Keokuk (Sauk) father and son portrait. The image is on display in “Indigenous Portraits Unbound” at the Newberry Library. (Marc Vitali / WTTW News)Keokuk (Sauk) father and son portrait. The image is on display in “Indigenous Portraits Unbound” at the Newberry Library. (Marc Vitali / WTTW News)

The images come from an era of dispossession when Indigenous leaders visited Washington, D.C., to sign treaties. The prints are copies of oil paintings made when delegates of various tribes sat for portraits. The original canvases were lost in a catastrophic fire at the Smithsonian in 1865.

The books were made in the manner of the Audubon folios. Pamphlets called fascicles were periodically printed and mailed to subscribers. They were intended to be reassembled into permanent bindings. The images are accompanied by biographies that Hansen said can be condescending in tone.

According to Hansen, the authors “knew a lot of people on what was the Western frontier of the U.S. at the time, this part of the world (the Midwest). They drew biographies mostly from White European contacts, but they didn’t have interviews with the peoples themselves. So there are inaccuracies and condescending tones and all the kinds of things you’d expect to see in Whites writing about Indigenous people in the 1830s.”

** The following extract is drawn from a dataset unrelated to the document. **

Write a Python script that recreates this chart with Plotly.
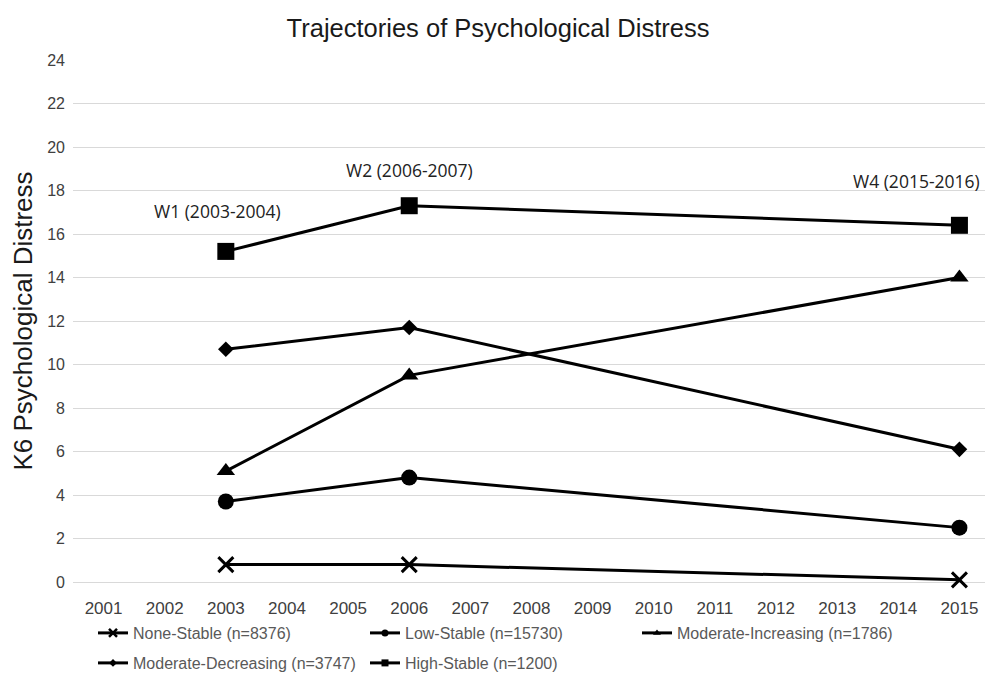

“That being said,” Hansen added, “the authors believed that what was happening to the Indigenous people at the time — the removal from their lands to lands west of the Mississippi — was a great injustice. Some of the impetus for this was to create an accurate record of the people as they were leaving those lands. The authors were mostly sympathetic, if kind of patronizing and espousing a view that the Indigenous people were going to just vanish eventually.”

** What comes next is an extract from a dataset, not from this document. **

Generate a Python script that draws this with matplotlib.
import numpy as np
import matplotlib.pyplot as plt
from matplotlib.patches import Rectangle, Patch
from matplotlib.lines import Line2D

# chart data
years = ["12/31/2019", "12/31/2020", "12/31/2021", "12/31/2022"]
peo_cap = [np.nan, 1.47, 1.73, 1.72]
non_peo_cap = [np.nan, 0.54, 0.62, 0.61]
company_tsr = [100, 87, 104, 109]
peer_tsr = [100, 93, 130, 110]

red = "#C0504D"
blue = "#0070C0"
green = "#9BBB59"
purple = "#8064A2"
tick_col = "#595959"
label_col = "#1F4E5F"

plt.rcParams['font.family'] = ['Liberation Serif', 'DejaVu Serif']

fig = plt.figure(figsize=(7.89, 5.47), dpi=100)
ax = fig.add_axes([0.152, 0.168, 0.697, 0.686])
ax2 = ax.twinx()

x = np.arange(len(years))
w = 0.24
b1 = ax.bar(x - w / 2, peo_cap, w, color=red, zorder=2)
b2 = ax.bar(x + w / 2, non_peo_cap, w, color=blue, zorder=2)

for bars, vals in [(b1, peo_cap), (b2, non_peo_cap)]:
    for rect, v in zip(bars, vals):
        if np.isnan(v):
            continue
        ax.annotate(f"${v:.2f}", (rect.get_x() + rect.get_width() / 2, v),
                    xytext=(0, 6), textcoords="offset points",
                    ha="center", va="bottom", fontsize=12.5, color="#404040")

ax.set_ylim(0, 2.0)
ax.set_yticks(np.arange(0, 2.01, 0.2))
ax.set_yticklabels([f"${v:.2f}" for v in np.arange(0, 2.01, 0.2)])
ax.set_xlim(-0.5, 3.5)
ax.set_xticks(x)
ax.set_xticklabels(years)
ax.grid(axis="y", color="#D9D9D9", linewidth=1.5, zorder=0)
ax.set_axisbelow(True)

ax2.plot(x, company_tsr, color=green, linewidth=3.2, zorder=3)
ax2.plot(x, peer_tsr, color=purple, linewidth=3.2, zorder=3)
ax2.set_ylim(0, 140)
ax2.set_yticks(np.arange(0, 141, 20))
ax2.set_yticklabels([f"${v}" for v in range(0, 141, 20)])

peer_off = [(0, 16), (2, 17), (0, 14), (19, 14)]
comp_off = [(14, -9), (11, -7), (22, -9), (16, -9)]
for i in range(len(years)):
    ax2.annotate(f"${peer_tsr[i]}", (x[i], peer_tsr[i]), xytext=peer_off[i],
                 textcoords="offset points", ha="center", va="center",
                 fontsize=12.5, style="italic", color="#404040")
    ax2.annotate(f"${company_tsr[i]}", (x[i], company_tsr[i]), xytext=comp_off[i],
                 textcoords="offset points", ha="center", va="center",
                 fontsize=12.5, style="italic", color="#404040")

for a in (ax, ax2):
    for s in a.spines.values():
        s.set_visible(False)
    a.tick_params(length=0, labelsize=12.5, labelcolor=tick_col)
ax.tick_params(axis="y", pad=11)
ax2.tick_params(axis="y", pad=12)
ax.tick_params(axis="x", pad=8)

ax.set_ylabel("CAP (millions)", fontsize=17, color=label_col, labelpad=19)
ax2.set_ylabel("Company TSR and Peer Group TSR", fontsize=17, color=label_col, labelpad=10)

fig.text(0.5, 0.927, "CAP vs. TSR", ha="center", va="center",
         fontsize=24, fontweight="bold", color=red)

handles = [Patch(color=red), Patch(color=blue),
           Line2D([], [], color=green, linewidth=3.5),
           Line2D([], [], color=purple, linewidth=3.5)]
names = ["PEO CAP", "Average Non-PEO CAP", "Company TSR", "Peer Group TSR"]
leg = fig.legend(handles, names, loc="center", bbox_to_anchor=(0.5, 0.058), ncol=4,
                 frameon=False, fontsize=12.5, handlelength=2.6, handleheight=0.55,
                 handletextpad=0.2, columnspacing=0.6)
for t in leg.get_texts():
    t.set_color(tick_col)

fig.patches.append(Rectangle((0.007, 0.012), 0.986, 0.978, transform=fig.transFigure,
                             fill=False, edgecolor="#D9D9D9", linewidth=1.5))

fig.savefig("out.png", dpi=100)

Tshusick (Ojibwe woman). The image is on display in “Indigenous Portraits Unbound” at the Newberry Library. (Wikimedia)Tshusick (Ojibwe woman). The image is on display in “Indigenous Portraits Unbound” at the Newberry Library. (Wikimedia)

The books were created and published by Thomas McKenney and James Hall, who hired the renowned American artist Charles Bird King to paint the portraits.

McKenney was a man of contradictions, a Quaker who worked in the Department of War. As superintendent of Indian affairs, he supported the notorious Indian Removal Act of 1830. Yet McKenney also said Indigenous people should be “looked upon as human beings, having bodies and souls like ours.” He wanted to preserve in the archives of the U.S. government “whatever of the aboriginal man can be rescued from the destruction which awaits his race.”

Hansen reminds visitors that these volumes are a small part of the Newberry’s “huge collection related to American Indian studies and Indigenous studies, which is one of the best books and manuscripts collections on the topic in the world. So there’s lots more to explore here.”

If you visit this gem of an exhibition before Dec. 30, don’t miss the show in the next gallery. “Seeing Race Before Race” explores the roots of racial concepts from the Middle Ages to 1800 and includes a copy of the only known portrait of Pocahontas. The last day for that illuminating exhibit is Dec. 29.

The exhibition “Indigenous Portraits Unbound” is free at the Newberry Library through March 30, 2024.